| Short task |
From the listing below, output the lines between the one with "Reproduce this diagram with TikZ." and the one with "(0,0) rectangle (571,338);", including those two, and nothing else. Pictures are not copied.

| Records for the task |
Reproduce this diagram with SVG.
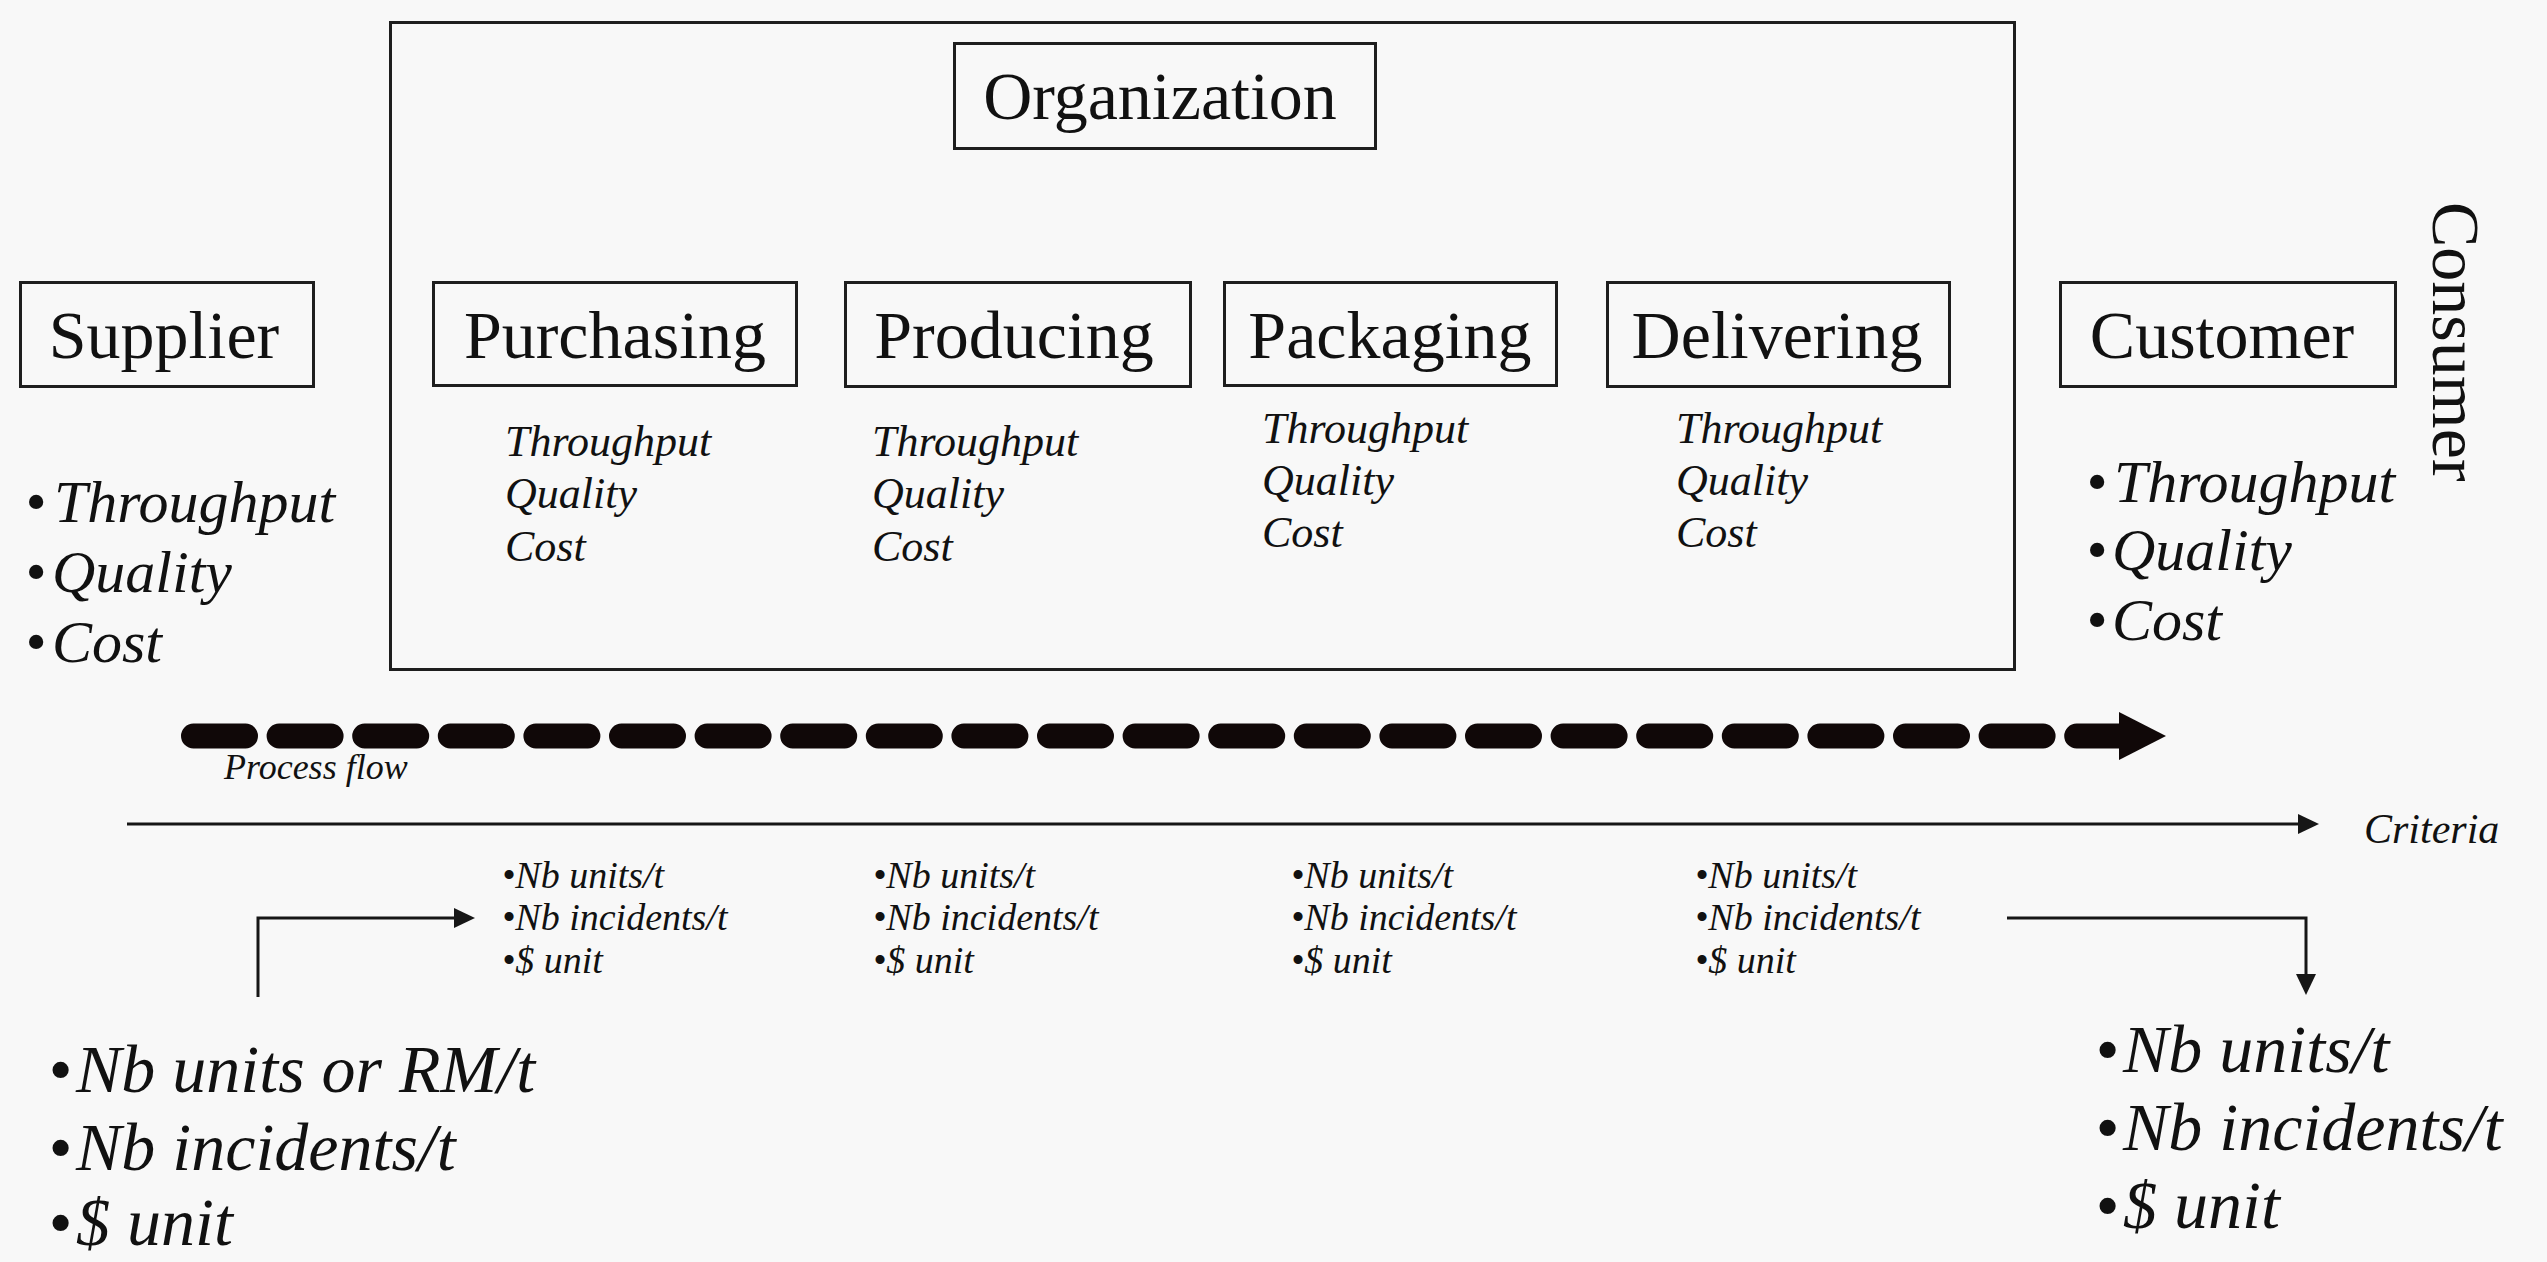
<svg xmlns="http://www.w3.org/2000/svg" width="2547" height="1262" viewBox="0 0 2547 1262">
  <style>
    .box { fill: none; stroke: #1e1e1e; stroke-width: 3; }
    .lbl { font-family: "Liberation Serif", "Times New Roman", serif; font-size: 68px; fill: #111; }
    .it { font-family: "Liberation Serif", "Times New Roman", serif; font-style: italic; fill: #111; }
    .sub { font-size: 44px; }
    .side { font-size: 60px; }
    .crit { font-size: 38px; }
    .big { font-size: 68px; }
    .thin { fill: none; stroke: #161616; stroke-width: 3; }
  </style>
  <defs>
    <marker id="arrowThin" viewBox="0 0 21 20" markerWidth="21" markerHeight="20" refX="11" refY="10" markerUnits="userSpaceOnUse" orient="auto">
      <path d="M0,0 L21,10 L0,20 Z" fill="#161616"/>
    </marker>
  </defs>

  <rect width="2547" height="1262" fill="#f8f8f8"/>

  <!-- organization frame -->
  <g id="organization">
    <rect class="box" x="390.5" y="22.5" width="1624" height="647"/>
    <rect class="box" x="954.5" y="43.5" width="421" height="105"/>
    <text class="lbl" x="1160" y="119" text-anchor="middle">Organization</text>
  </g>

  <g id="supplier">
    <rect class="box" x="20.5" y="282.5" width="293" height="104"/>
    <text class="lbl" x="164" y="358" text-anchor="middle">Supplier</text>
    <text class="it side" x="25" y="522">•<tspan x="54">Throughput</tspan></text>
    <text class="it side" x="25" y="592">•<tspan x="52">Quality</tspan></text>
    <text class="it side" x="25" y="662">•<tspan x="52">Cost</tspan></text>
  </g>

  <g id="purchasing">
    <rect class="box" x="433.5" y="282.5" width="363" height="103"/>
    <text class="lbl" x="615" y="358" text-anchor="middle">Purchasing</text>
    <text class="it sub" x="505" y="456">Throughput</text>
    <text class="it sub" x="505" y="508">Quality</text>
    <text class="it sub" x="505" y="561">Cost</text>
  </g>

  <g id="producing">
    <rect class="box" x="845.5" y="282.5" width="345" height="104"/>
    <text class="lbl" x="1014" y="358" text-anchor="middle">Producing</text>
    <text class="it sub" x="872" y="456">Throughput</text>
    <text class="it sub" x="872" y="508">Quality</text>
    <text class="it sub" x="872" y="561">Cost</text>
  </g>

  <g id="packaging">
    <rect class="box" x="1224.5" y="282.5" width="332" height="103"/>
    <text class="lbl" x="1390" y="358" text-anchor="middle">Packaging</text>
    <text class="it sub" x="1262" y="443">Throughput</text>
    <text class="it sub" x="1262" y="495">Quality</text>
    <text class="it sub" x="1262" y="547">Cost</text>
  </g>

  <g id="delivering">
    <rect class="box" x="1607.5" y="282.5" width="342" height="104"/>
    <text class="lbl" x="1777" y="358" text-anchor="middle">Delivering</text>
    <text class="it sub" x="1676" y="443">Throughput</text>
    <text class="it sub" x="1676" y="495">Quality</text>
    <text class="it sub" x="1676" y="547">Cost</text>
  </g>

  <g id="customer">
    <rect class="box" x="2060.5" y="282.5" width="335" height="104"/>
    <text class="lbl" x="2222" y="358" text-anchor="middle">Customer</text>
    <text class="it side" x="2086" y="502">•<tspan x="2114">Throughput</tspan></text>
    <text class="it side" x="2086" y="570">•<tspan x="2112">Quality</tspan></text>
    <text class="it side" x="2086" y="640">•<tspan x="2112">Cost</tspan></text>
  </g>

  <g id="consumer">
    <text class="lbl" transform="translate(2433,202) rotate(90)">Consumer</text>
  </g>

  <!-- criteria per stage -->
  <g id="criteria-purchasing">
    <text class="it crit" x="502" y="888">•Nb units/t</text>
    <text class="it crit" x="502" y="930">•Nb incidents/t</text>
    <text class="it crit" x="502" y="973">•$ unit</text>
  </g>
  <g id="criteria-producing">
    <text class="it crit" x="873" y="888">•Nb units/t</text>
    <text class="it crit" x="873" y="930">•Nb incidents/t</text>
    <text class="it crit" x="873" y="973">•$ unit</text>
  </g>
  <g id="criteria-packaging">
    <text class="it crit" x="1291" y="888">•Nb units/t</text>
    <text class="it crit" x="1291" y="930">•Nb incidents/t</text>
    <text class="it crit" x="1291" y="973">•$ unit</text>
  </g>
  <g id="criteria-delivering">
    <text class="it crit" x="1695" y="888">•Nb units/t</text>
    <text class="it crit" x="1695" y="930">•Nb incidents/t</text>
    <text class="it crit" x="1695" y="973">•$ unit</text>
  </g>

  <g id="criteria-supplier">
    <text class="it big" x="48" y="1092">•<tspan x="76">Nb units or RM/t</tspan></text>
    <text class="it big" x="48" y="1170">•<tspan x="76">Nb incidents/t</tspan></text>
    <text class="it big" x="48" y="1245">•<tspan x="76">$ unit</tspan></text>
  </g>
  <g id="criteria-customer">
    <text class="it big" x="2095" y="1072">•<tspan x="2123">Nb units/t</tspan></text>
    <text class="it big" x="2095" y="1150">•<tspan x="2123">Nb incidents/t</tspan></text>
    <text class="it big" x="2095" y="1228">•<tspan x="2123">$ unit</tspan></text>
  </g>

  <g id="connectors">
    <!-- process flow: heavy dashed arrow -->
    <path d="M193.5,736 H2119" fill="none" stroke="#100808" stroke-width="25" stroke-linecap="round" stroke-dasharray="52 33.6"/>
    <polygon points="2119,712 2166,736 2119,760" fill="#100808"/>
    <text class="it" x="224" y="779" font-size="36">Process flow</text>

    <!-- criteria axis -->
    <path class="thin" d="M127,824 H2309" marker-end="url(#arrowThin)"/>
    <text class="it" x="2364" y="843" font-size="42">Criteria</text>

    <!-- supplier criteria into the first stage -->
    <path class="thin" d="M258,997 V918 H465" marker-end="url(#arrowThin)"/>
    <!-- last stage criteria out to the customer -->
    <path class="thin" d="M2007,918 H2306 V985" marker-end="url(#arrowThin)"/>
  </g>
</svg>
* * *
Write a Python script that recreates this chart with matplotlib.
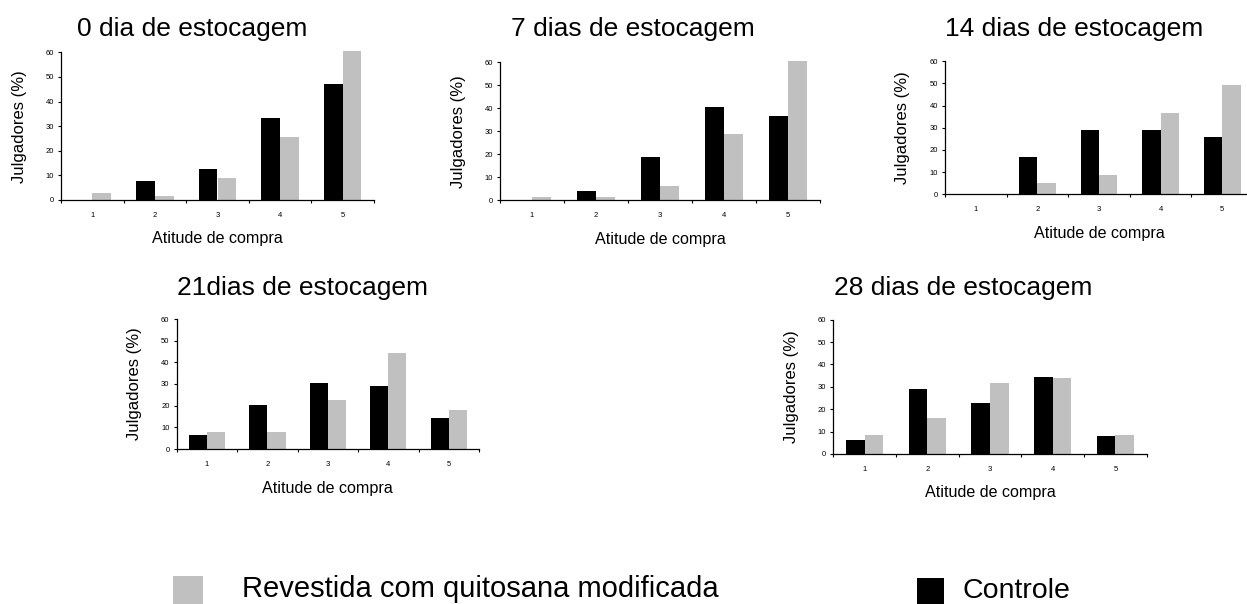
--
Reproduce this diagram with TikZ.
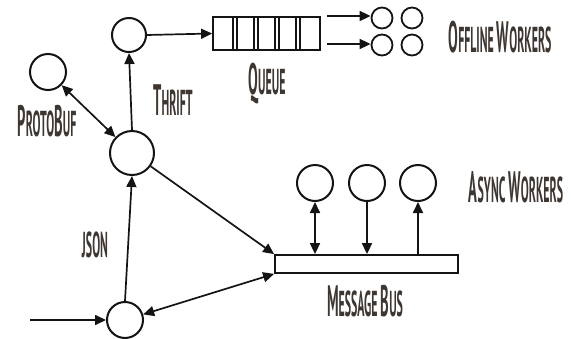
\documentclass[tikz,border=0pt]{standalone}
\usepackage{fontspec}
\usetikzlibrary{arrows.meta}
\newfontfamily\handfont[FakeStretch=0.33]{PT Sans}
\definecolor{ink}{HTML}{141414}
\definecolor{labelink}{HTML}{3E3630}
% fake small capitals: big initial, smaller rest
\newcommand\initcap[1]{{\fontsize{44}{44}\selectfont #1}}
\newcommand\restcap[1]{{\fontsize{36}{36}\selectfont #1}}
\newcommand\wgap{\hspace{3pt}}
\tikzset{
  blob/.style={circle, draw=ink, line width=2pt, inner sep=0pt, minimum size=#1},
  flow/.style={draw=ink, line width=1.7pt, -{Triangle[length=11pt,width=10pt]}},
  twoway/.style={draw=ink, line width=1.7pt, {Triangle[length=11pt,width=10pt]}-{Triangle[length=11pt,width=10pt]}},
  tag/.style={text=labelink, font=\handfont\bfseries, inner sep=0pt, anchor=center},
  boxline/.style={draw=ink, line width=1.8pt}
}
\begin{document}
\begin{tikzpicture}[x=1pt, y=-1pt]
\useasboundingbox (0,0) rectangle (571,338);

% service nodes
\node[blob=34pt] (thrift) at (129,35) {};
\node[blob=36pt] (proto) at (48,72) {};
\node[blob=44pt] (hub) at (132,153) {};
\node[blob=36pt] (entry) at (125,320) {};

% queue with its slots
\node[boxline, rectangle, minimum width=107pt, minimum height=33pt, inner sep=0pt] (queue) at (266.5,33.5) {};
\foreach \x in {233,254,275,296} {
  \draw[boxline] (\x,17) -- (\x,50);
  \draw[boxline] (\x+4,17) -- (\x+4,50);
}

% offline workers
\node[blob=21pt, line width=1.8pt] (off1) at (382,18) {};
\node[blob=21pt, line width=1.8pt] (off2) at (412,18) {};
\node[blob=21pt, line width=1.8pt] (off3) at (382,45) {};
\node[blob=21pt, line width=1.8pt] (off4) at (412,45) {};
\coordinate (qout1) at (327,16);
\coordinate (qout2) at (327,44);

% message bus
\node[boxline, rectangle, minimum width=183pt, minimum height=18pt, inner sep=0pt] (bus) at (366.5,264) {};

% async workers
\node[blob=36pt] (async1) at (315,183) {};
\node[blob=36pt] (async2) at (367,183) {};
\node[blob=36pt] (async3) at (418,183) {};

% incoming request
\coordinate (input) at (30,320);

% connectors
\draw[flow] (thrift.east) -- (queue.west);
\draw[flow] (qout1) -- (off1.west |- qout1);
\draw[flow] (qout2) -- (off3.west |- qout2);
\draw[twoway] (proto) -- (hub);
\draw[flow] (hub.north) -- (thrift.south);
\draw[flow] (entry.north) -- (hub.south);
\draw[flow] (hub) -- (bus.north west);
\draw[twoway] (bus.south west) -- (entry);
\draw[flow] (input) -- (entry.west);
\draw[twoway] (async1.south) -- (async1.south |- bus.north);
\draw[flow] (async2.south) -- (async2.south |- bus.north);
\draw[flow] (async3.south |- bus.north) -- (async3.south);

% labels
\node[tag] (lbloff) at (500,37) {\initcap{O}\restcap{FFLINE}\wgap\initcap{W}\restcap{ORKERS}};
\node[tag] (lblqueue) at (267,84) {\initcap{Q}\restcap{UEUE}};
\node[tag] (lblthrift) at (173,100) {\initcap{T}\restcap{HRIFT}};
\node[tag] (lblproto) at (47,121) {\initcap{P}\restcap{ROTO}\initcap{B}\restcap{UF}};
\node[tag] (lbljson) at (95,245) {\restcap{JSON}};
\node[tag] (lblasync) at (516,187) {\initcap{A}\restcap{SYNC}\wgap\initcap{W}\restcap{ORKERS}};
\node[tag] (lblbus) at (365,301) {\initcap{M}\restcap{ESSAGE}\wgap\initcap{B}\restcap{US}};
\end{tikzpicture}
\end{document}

| Answer for this exercise |
Reproduce this diagram with TikZ.
\documentclass[tikz,border=0pt]{standalone}
\usepackage{fontspec}
\usetikzlibrary{arrows.meta}
\newfontfamily\handfont[FakeStretch=0.33]{PT Sans}
\definecolor{ink}{HTML}{141414}
\definecolor{labelink}{HTML}{3E3630}
% fake small capitals: big initial, smaller rest
\newcommand\initcap[1]{{\fontsize{44}{44}\selectfont #1}}
\newcommand\restcap[1]{{\fontsize{36}{36}\selectfont #1}}
\newcommand\wgap{\hspace{3pt}}
\tikzset{
  blob/.style={circle, draw=ink, line width=2pt, inner sep=0pt, minimum size=#1},
  flow/.style={draw=ink, line width=1.7pt, -{Triangle[length=11pt,width=10pt]}},
  twoway/.style={draw=ink, line width=1.7pt, {Triangle[length=11pt,width=10pt]}-{Triangle[length=11pt,width=10pt]}},
  tag/.style={text=labelink, font=\handfont\bfseries, inner sep=0pt, anchor=center},
  boxline/.style={draw=ink, line width=1.8pt}
}
\begin{document}
\begin{tikzpicture}[x=1pt, y=-1pt]
\useasboundingbox (0,0) rectangle (571,338);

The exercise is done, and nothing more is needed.